→ What you should do: Leaving out every picture, copy the lines of the data exactly, from the first through the line containing "fig = go.Figure()".

→ Dataset section:
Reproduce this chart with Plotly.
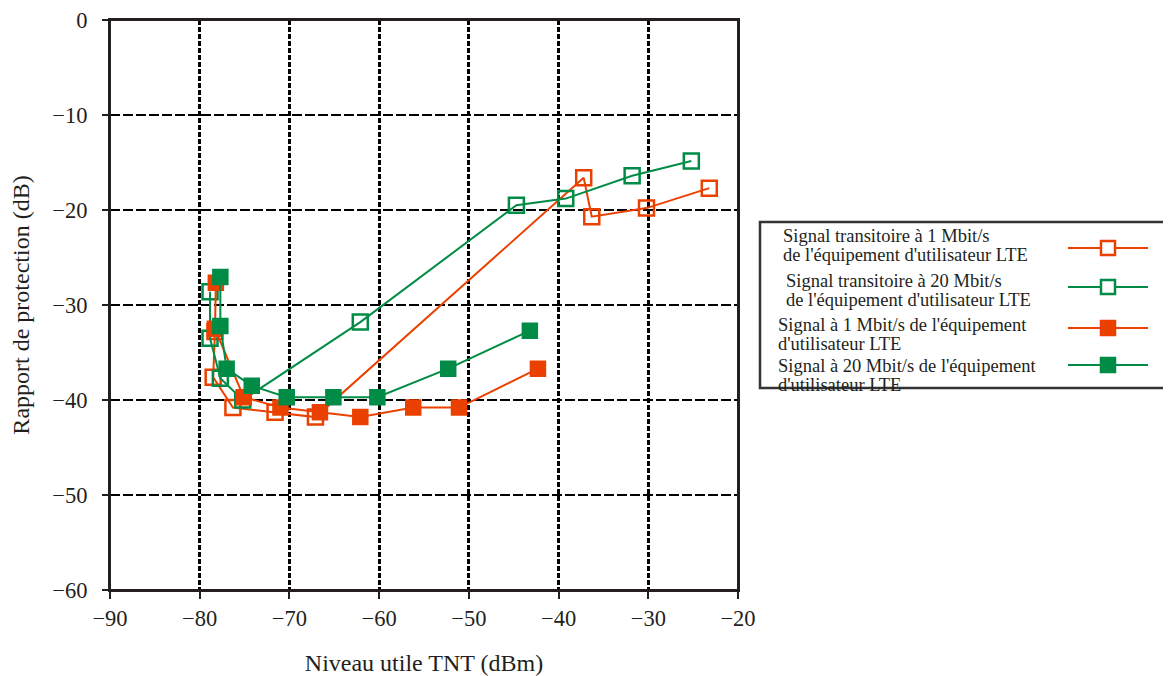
import plotly.graph_objects as go

# ---------------- data ----------------
x_trans_1 = [-78.3, -78.5, -76.3, -71.6, -67.1, -37.2, -36.3, -30.2, -23.2]
y_trans_1 = [-32.8, -37.6, -40.8, -41.3, -41.8, -16.6, -20.7, -19.8, -17.7]

x_trans_20 = [-78.85, -78.85, -77.7, -75.2, -62.1, -44.7, -39.2, -31.8, -25.2]
y_trans_20 = [-28.6, -33.5, -37.7, -40.0, -31.8, -19.5, -18.8, -16.4, -14.85]

x_sig_1 = [-78.2, -78.3, -75.1, -71.0, -66.6, -62.1, -56.2, -51.1, -42.3]
y_sig_1 = [-27.65, -32.5, -39.7, -40.8, -41.3, -41.8, -40.8, -40.8, -36.7]

x_sig_20 = [-77.7, -77.7, -77.0, -74.2, -70.3, -65.1, -60.2, -52.3, -43.2]
y_sig_20 = [-27.05, -32.2, -36.7, -38.5, -39.7, -39.7, -39.7, -36.7, -32.7]

legend_labels = [
    ["Signal transitoire à 1 Mbit/s", "de l'équipement d'utilisateur LTE"],
    ["Signal transitoire à 20 Mbit/s", "de l'équipement d'utilisateur LTE"],
    ["Signal à 1 Mbit/s de l'équipement", "d'utilisateur LTE"],
    ["Signal à 20 Mbit/s de l'équipement", "d'utilisateur LTE"],
]

x_ticks = [-90, -80, -70, -60, -50, -40, -30, -20]
y_ticks = [0, -10, -20, -30, -40, -50, -60]

ORANGE = "#EB4100"
GREEN = "#008C46"
INK = "#231F20"
FONT = "Liberation Serif"

# the page body has an 8px margin, so the figure is drawn 8px smaller and shifted
OFF = 8
W, H = 1171 - OFF, 676 - OFF
L, T = 110 - OFF, 20 - OFF
R = W - (738 - OFF)
B = H - (590 - OFF)

fig = go.Figure()

series = [
    (x_trans_1, y_trans_1, ORANGE, "square-open", 15),
    (x_trans_20, y_trans_20, GREEN, "square-open", 15),
    (x_sig_1, y_sig_1, ORANGE, "square", 14),
    (x_sig_20, y_sig_20, GREEN, "square", 14),
]
for (xs, ys, col, sym, sz), lab in zip(series, legend_labels):
    fig.add_trace(go.Scatter(
        x=xs, y=ys, mode="lines+markers", name=" ".join(lab),
        line=dict(color=col, width=2),
        marker=dict(symbol=sym, size=sz, color=col,
                    line=dict(color=col, width=2.5)),
        showlegend=False, cliponaxis=False,
    ))

fig.update_layout(
    width=W, height=H,
    margin=dict(l=L, r=R, t=T, b=B, pad=0, autoexpand=False),
    paper_bgcolor="white", plot_bgcolor="white",
    font=dict(family=FONT, size=22, color=INK),
    showlegend=False,
)
fig.update_xaxes(
    range=[-90, -20], tickvals=x_ticks, automargin=False,
    showline=True, linecolor=INK, linewidth=2, mirror=True,
    ticks="outside", ticklen=7, tickwidth=2, tickcolor=INK,
    showgrid=True, gridcolor="black", gridwidth=3, griddash="5px,2px",
    zeroline=False, ticklabeloverflow="allow",
    title=dict(text="Niveau utile TNT (dBm)", standoff=24,
               font=dict(family=FONT, size=24)),
    tickfont=dict(family=FONT, size=22.5),
)
fig.update_yaxes(
    range=[-60, 0], tickvals=y_ticks, automargin=False,
    showline=True, linecolor=INK, linewidth=2, mirror=True,
    ticks="outside", ticklen=6, tickwidth=2, tickcolor=INK,
    showgrid=True, gridcolor="black", gridwidth=2, griddash="10px,3px",
    zeroline=False, ticklabeloverflow="allow", ticklabelstandoff=10,
    title=dict(text="Rapport de protection (dB)", standoff=22,
               font=dict(family=FONT, size=24)),
    tickfont=dict(family=FONT, size=22.5),
)

# plot frame (so the top edge is always drawn)
fig.add_shape(type="rect", xref="x domain", yref="y domain",
              x0=0, x1=1, y0=0, y1=1, layer="above",
              line=dict(color=INK, width=2), fillcolor="rgba(0,0,0,0)")

# ---------------- custom legend (symbols on the right) ----------------
def px_to_paper_x(px):
    return (px - OFF - L) / (W - L - R)

def px_to_paper_y(py):
    return (H - B - (py - OFF)) / (H - T - B)

fig.add_shape(type="rect", xref="paper", yref="paper",
              x0=px_to_paper_x(760), x1=px_to_paper_x(1185),
              y0=px_to_paper_y(388), y1=px_to_paper_y(222),
              line=dict(color="#333333", width=2.5), fillcolor="rgba(0,0,0,0)")

legend_text_x = [782, 785, 777, 777]
legend_text_y = [(236, 255), (281, 300), (325, 344), (366, 385)]
legend_sym_y = [248, 287, 328, 365]
for i, ((xs, ys, col, sym, sz), lab) in enumerate(zip(series, legend_labels)):
    for line_txt, ty in zip(lab, legend_text_y[i]):
        fig.add_annotation(xref="paper", yref="paper",
                           x=px_to_paper_x(legend_text_x[i]), y=px_to_paper_y(ty),
                           xanchor="left", yanchor="middle", showarrow=False,
                           borderpad=0,
                           text=line_txt, font=dict(family=FONT, size=18.5, color=INK))
    sy = px_to_paper_y(legend_sym_y[i])
    fig.add_shape(type="line", xref="paper", yref="paper",
                  x0=px_to_paper_x(1068), x1=px_to_paper_x(1148), y0=sy, y1=sy,
                  line=dict(color=col, width=2))
    filled = not sym.endswith("open")
    fig.add_shape(type="rect", xref="paper", yref="paper",
                  xsizemode="pixel", ysizemode="pixel",
                  xanchor=px_to_paper_x(1108), yanchor=sy,
                  x0=-7, x1=7, y0=-7, y1=7,
                  line=dict(color=col, width=2.5),
                  fillcolor=col if filled else "white")

fig.write_html("out.html")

→ Task result:
Reproduce this chart with Plotly.
import plotly.graph_objects as go

# ---------------- data ----------------
x_trans_1 = [-78.3, -78.5, -76.3, -71.6, -67.1, -37.2, -36.3, -30.2, -23.2]
y_trans_1 = [-32.8, -37.6, -40.8, -41.3, -41.8, -16.6, -20.7, -19.8, -17.7]

x_trans_20 = [-78.85, -78.85, -77.7, -75.2, -62.1, -44.7, -39.2, -31.8, -25.2]
y_trans_20 = [-28.6, -33.5, -37.7, -40.0, -31.8, -19.5, -18.8, -16.4, -14.85]

x_sig_1 = [-78.2, -78.3, -75.1, -71.0, -66.6, -62.1, -56.2, -51.1, -42.3]
y_sig_1 = [-27.65, -32.5, -39.7, -40.8, -41.3, -41.8, -40.8, -40.8, -36.7]

x_sig_20 = [-77.7, -77.7, -77.0, -74.2, -70.3, -65.1, -60.2, -52.3, -43.2]
y_sig_20 = [-27.05, -32.2, -36.7, -38.5, -39.7, -39.7, -39.7, -36.7, -32.7]

legend_labels = [
    ["Signal transitoire à 1 Mbit/s", "de l'équipement d'utilisateur LTE"],
    ["Signal transitoire à 20 Mbit/s", "de l'équipement d'utilisateur LTE"],
    ["Signal à 1 Mbit/s de l'équipement", "d'utilisateur LTE"],
    ["Signal à 20 Mbit/s de l'équipement", "d'utilisateur LTE"],
]

x_ticks = [-90, -80, -70, -60, -50, -40, -30, -20]
y_ticks = [0, -10, -20, -30, -40, -50, -60]

ORANGE = "#EB4100"
GREEN = "#008C46"
INK = "#231F20"
FONT = "Liberation Serif"

# the page body has an 8px margin, so the figure is drawn 8px smaller and shifted
OFF = 8
W, H = 1171 - OFF, 676 - OFF
L, T = 110 - OFF, 20 - OFF
R = W - (738 - OFF)
B = H - (590 - OFF)

fig = go.Figure()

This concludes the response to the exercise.